台北国立故宮博物院展 翠玉白菜”だけ”見てきた

上野・東京国立博物館で開催されている「台北 國立故宮博物院-神品至宝-」展。

目玉は6月24日から7月7日まで展示されている「翠玉白菜」。展示会場も平成館ではなくて本館特別5室という格別の扱い。
特別5室は《モナ・リザ》や《民衆を導く自由の女神》など注目度の高い作品を1点のみ展示するということがなされる部屋です。実際に開催初日から平日にもかかわらず入場制限がかかり、入場まで2時間待ちなんていう状況になっていたようです。


台北の国立故宮博物院の名品中の名品が2週間限定の公開ということで、休日は更に人がたくさん並びそうです。
最近の特別5室公開で並んだ記憶というと、「キトラ古墳壁画」の修復終了に伴う公開。この時は休日の開館すぐに到着したにもかかわらず既に50分待ちという状況でした。

ということで開催初日の平日夜という一番空いていそうな時間を狙って、見に行くことにしました。
平成館での展覧会本体を見るのはまた後日というワリキリのもと、18時半ごろに入場。
思惑通り館外の待機列は解消されていて、特別5室の中での待機列も10分程度でした。

今回のお目当ての翠玉白菜は、特別5室の中にさらに円形の部屋が作られていてその中で拝観する形。その部屋までの前フリは映像での紹介のみということで、キトラ古墳展とは少し違う感じですね。そして円形の部屋内での人のさばき方は東京国立博物館によくある「一列目は流れて見る。二列目以降でじっくり見る」という方法でした。一列目から作品までの距離も少しあるので、アートスコープがあれば、見やすいかもしれません。

翠玉白菜を一目見た印象は「思ったよりも小さい」ということでした。
白菜自体は高さ20cmくらいで、少し扁平な形。ただ、よくよく目を凝らしていくとその優美さが伝わってきます。

翡翠とは思えないほどやわらかな葉の形。細やかな葉脈の彫り。白から深い翠へのグラデーションも鮮やかです。
細部まで表現されているキリギリスと、触れば折れてしまいそうな細い足。
そして玉の肌質によって光沢を帯びる様子は、瑞々しい艶となって目に飛び込んできます。
見れば見るほど世界一級の工芸品とはこういうことかと、感慨が沸き上がってきます。

三井記念美術館の「明治工芸展」では木彫による果菜が展示されていましたが、真正性は別として美的にはそれを軽く上回っていました。
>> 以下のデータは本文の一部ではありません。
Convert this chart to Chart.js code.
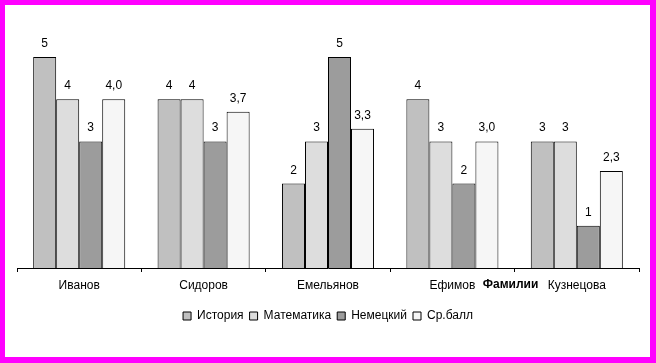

材質も木よりも彫りづらいであろう翡翠ですし。
日本を代表する工芸彫刻としては、高村光雲の《老猿》が思い出されますが、それを見た時に匹敵する技への畏敬の念を覚えました。
ということで、一列目で見るための列に並ぶこと三回。二列目で眺めていた時間も含めると30分強を一つの作品を眺めて過ごしました。それだけの時間見ていても飽きず、視点を変えるごとに新しい発見をすることが出来ました。

平日夜だからこそこれだけ自由に堪能できたと考えれば、本展を捨てて見てよかったかなと思います。
きっと休日では混雑で堪能できないでしょうし、平成館と合わせてみると疲労困憊になりそうですし。

「翠玉白菜」の展示は7月7日まで。平日夜、アートスコープを持って是非見に行ってみてください。